WORK INSTRUCTIONS :: Return, without pictures, the lines from the start of the data through the one that contains "plt.rcParams['font.family'] = ['Liberation".
______
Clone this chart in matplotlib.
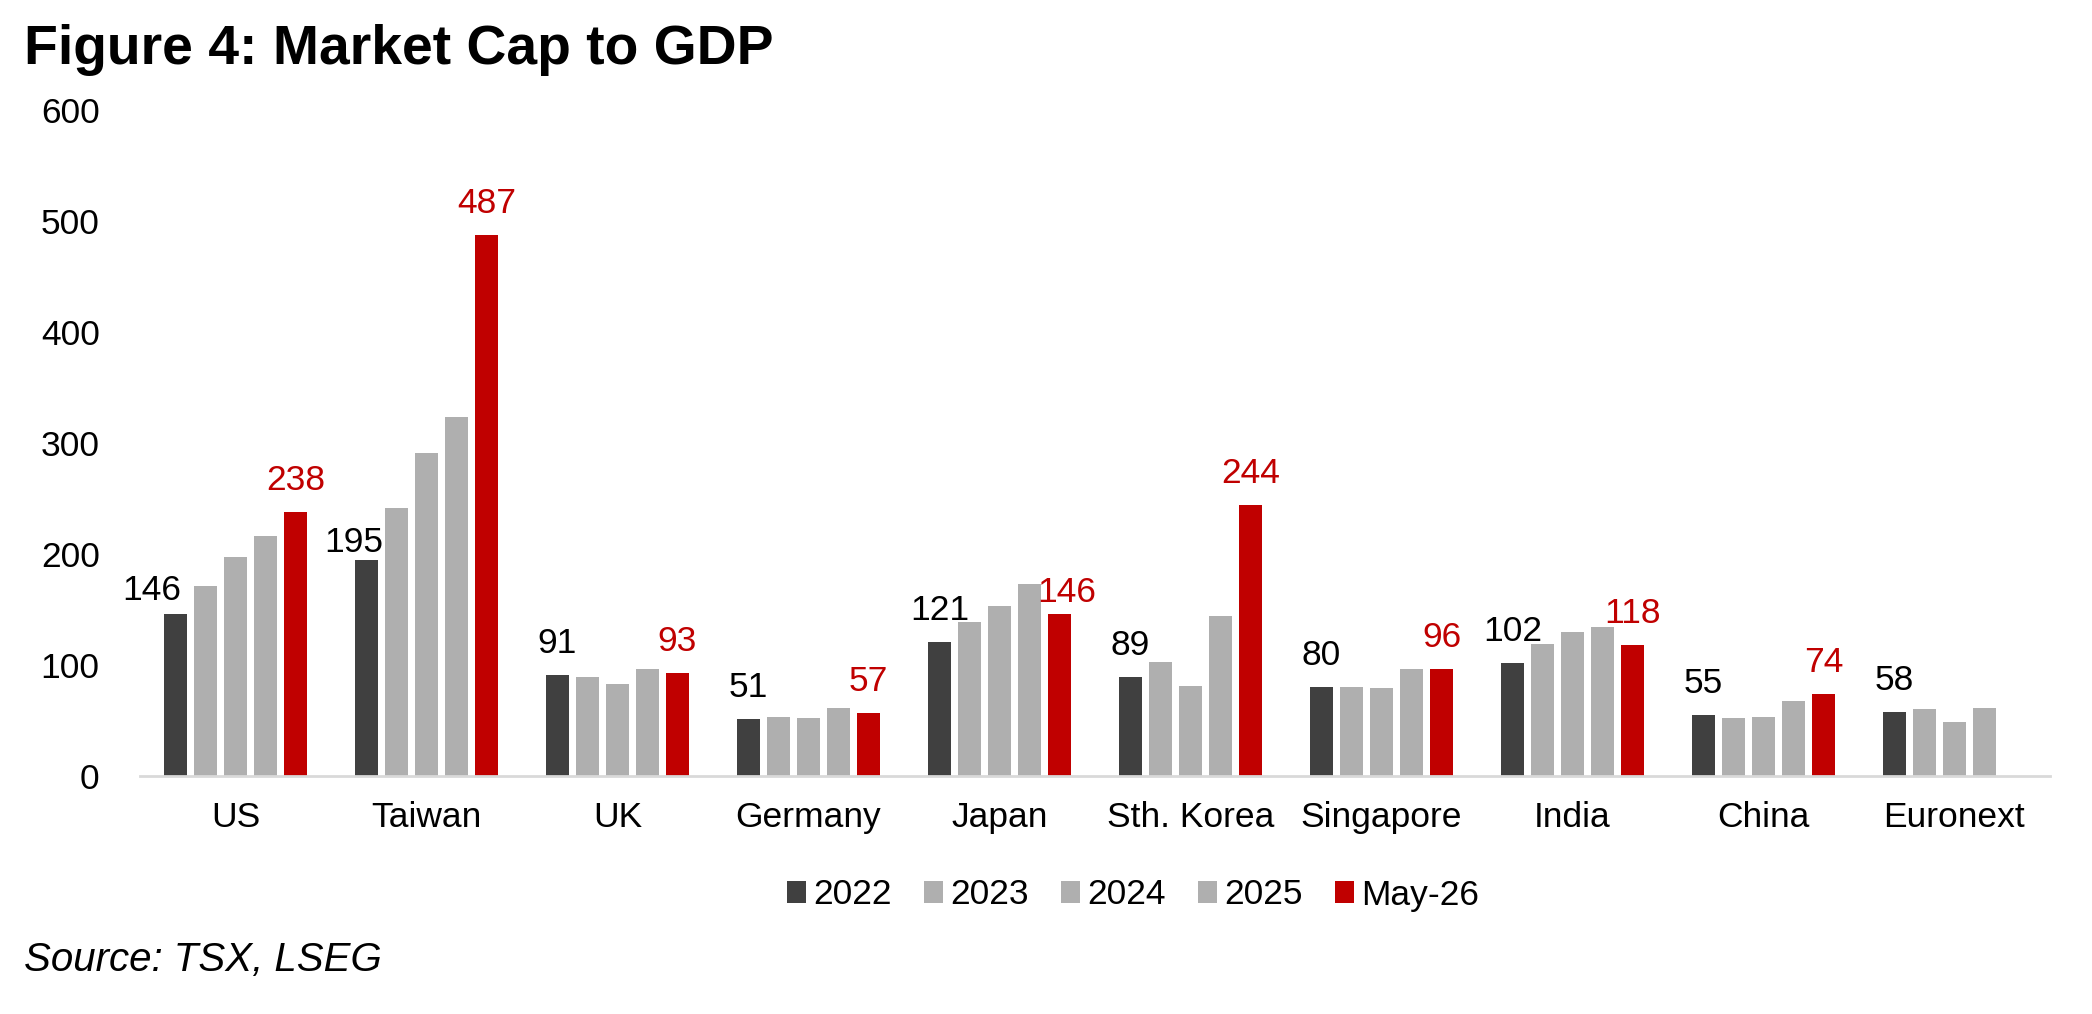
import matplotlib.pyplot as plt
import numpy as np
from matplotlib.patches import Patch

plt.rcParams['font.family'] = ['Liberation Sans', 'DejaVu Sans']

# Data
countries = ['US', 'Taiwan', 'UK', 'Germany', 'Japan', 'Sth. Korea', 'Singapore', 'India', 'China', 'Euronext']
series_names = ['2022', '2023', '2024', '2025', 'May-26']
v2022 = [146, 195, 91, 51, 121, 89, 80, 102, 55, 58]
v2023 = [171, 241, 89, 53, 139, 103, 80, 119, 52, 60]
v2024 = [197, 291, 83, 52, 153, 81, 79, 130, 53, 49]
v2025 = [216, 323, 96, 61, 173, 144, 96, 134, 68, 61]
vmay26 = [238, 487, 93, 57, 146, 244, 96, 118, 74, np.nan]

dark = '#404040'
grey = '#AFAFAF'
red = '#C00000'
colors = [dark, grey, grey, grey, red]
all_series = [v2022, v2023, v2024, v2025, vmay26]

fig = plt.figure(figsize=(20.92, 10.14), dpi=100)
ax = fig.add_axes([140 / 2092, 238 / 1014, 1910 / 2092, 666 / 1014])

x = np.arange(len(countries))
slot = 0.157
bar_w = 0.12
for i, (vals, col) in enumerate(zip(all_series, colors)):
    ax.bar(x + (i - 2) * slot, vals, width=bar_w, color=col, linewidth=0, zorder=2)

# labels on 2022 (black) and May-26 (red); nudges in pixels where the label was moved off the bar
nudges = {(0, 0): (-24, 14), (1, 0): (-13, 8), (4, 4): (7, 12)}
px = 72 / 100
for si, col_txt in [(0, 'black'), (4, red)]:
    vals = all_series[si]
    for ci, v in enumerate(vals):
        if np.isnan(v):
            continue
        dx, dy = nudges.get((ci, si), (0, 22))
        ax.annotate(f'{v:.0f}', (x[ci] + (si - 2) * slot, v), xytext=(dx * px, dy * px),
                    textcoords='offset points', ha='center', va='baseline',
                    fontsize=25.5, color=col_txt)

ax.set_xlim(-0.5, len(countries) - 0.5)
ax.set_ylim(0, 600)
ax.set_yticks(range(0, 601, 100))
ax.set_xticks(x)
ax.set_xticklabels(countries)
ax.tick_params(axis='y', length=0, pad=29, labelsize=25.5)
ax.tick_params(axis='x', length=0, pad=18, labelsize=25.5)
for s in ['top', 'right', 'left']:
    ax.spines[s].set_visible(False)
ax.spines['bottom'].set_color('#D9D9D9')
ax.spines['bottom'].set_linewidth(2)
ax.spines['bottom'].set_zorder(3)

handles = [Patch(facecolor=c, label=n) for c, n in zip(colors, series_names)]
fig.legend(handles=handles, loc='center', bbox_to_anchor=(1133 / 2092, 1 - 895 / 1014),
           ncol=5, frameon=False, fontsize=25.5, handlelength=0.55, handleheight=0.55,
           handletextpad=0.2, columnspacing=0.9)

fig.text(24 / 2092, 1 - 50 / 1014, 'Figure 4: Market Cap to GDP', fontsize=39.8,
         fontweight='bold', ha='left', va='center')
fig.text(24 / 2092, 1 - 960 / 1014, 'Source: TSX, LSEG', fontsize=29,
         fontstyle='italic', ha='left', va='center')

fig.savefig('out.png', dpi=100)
______
PROBLEM SOLUTION ::
Clone this chart in matplotlib.
import matplotlib.pyplot as plt
import numpy as np
from matplotlib.patches import Patch

plt.rcParams['font.family'] = ['Liberation Sans', 'DejaVu Sans']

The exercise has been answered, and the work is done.